** begin DATA SECTION **

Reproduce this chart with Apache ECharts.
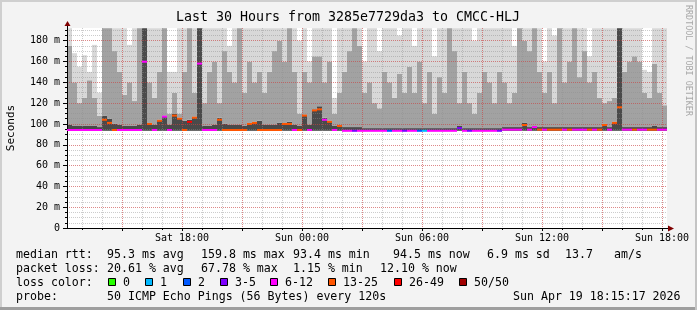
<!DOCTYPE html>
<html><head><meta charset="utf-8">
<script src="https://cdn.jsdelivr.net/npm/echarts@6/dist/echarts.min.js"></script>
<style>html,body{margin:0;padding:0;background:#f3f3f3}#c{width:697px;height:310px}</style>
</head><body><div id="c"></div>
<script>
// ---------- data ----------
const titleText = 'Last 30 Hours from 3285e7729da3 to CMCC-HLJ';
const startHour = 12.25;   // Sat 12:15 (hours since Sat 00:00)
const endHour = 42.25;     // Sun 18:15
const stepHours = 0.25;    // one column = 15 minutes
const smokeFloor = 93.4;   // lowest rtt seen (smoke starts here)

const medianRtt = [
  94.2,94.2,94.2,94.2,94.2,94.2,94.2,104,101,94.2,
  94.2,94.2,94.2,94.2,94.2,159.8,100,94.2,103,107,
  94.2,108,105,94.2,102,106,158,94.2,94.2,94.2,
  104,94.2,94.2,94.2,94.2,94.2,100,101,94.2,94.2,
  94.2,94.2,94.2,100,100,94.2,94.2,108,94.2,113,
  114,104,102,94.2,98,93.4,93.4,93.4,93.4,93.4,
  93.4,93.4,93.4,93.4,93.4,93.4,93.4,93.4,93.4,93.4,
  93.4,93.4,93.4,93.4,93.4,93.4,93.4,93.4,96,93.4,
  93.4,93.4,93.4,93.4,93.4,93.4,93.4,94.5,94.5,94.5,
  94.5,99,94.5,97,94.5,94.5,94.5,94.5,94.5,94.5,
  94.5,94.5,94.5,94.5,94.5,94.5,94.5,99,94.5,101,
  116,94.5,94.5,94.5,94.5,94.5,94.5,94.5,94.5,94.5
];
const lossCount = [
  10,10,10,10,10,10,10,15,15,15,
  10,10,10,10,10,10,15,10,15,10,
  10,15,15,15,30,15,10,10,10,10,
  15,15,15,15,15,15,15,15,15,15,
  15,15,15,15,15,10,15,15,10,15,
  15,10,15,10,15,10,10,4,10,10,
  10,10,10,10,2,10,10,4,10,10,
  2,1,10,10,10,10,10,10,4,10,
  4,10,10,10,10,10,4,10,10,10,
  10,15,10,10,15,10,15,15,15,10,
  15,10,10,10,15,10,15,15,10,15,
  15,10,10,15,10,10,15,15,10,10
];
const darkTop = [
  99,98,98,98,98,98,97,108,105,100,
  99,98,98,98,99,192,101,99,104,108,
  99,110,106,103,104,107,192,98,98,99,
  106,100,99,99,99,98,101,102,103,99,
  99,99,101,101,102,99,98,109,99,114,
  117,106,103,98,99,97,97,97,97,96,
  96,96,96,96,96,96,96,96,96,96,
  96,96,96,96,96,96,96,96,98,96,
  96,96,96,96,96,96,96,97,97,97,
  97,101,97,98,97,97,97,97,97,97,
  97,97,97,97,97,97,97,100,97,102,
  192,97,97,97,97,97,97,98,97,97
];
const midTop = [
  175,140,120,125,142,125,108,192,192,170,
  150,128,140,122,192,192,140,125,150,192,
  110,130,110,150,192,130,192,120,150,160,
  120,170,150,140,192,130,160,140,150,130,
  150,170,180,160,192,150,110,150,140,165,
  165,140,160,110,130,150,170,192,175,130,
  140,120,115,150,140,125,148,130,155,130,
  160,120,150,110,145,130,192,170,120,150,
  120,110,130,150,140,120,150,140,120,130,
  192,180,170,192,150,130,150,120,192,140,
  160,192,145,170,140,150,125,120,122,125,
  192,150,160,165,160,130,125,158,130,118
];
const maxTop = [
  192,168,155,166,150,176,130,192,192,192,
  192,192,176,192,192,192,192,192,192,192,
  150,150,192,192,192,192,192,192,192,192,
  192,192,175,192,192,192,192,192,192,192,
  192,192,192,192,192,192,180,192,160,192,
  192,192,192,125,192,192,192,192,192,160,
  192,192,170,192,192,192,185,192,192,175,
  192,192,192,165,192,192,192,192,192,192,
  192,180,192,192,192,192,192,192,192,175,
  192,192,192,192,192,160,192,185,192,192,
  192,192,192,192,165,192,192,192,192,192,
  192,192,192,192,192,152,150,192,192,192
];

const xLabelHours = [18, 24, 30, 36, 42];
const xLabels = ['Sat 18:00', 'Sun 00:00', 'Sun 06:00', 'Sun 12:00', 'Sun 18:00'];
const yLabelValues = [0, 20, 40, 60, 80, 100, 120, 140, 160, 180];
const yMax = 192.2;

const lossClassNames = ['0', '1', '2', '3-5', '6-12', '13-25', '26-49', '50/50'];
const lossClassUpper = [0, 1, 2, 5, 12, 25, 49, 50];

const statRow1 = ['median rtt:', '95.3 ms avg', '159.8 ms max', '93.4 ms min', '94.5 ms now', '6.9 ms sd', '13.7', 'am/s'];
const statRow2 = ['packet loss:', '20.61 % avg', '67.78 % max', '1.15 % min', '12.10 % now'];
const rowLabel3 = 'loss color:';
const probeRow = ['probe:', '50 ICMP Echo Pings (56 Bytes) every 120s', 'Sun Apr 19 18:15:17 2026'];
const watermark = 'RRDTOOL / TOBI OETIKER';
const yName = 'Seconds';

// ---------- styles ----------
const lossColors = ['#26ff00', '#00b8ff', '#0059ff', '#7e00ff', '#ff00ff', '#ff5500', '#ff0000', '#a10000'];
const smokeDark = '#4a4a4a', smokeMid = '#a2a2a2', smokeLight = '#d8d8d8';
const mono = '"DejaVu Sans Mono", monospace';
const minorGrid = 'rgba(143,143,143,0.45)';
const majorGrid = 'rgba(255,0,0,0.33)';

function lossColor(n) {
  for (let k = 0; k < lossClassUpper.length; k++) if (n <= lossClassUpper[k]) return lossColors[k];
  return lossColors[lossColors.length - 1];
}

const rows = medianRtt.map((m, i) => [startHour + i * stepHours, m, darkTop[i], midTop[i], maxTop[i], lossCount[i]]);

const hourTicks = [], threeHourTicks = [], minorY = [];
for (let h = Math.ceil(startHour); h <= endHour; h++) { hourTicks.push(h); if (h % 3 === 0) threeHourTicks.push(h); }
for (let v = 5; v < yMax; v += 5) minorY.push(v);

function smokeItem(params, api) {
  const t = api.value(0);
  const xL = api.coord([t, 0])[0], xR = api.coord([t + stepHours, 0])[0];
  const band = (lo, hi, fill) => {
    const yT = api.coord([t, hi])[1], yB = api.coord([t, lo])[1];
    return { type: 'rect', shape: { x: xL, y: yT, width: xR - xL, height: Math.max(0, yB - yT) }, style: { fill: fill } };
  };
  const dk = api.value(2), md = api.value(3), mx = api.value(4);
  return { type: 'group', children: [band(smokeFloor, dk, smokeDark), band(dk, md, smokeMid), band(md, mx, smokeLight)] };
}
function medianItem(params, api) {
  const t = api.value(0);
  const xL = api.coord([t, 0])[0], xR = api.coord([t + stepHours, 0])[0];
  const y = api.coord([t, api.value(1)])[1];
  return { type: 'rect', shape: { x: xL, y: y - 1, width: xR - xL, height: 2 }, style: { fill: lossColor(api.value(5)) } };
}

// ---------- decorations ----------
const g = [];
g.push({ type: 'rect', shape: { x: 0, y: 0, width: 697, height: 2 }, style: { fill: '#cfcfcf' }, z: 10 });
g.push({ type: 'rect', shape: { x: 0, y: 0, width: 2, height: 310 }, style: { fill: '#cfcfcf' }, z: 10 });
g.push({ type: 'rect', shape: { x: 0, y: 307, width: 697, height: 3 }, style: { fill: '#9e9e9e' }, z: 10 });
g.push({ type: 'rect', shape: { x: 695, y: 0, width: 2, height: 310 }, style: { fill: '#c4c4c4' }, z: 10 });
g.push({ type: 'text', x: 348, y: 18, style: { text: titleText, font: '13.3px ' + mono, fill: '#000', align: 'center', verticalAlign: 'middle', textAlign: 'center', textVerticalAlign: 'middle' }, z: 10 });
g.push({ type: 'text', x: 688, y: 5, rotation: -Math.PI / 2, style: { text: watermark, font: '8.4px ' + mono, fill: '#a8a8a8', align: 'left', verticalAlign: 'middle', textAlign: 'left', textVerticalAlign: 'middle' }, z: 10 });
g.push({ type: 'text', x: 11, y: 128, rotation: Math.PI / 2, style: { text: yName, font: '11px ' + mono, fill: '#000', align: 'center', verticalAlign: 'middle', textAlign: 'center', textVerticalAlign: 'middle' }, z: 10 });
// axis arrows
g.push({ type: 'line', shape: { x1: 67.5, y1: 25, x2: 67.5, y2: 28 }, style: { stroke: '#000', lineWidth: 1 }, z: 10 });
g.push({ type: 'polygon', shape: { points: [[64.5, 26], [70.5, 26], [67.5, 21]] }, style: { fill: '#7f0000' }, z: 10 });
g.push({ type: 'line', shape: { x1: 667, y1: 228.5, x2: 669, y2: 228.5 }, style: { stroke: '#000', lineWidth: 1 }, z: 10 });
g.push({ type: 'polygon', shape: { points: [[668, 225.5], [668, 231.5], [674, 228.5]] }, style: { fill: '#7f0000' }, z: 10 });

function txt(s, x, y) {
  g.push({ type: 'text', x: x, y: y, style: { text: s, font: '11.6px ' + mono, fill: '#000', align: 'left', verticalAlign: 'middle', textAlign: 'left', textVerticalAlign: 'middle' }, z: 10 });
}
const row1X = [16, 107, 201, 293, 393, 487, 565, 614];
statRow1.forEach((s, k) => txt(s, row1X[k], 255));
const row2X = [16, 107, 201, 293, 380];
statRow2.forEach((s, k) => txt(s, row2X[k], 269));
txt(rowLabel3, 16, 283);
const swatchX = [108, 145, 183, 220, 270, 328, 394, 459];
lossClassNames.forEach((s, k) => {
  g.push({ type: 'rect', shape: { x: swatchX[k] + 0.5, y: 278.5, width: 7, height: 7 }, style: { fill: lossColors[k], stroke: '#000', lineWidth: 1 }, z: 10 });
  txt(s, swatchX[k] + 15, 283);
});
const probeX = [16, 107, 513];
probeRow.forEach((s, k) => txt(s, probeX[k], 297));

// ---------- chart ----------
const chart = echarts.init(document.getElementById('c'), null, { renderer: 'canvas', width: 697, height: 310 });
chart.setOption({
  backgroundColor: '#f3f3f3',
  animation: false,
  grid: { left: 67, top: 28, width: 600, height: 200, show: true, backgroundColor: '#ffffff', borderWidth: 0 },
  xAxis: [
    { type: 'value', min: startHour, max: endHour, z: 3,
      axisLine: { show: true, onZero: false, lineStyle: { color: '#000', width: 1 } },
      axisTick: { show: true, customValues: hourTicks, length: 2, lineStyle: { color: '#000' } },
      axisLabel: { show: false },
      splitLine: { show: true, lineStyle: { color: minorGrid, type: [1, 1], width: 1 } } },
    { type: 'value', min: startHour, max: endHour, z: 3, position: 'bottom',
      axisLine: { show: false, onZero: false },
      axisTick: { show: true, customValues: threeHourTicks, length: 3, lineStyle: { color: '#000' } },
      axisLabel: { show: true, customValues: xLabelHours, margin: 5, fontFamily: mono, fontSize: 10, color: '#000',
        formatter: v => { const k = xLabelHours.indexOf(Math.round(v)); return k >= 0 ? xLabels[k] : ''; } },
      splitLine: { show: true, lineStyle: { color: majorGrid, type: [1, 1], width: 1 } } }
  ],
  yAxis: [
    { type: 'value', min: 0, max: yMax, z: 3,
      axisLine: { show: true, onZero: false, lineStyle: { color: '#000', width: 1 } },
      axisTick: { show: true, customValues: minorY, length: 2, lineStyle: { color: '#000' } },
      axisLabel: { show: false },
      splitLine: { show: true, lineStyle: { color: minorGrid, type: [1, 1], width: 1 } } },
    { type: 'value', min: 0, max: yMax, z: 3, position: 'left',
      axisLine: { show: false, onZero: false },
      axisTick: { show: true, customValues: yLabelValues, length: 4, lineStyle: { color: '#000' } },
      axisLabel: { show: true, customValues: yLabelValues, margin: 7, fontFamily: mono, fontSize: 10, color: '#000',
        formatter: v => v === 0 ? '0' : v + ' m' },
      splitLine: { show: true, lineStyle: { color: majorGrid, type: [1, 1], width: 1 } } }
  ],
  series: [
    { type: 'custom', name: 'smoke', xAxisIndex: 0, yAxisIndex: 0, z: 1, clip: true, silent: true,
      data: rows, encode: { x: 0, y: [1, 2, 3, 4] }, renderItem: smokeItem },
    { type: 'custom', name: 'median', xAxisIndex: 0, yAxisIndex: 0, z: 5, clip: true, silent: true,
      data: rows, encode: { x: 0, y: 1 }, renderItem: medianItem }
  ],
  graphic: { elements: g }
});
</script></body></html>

** end DATA SECTION **

### EXERCISE OBJECTIVE
Write out exactly the opening lines of the data, stopping after the line that holds "const smokeFloor = 93.4;". Exclude pictures.

### FINAL RESULT
Reproduce this chart with Apache ECharts.
<!DOCTYPE html>
<html><head><meta charset="utf-8">
<script src="https://cdn.jsdelivr.net/npm/echarts@6/dist/echarts.min.js"></script>
<style>html,body{margin:0;padding:0;background:#f3f3f3}#c{width:697px;height:310px}</style>
</head><body><div id="c"></div>
<script>
// ---------- data ----------
const titleText = 'Last 30 Hours from 3285e7729da3 to CMCC-HLJ';
const startHour = 12.25;   // Sat 12:15 (hours since Sat 00:00)
const endHour = 42.25;     // Sun 18:15
const stepHours = 0.25;    // one column = 15 minutes
const smokeFloor = 93.4;   // lowest rtt seen (smoke starts here)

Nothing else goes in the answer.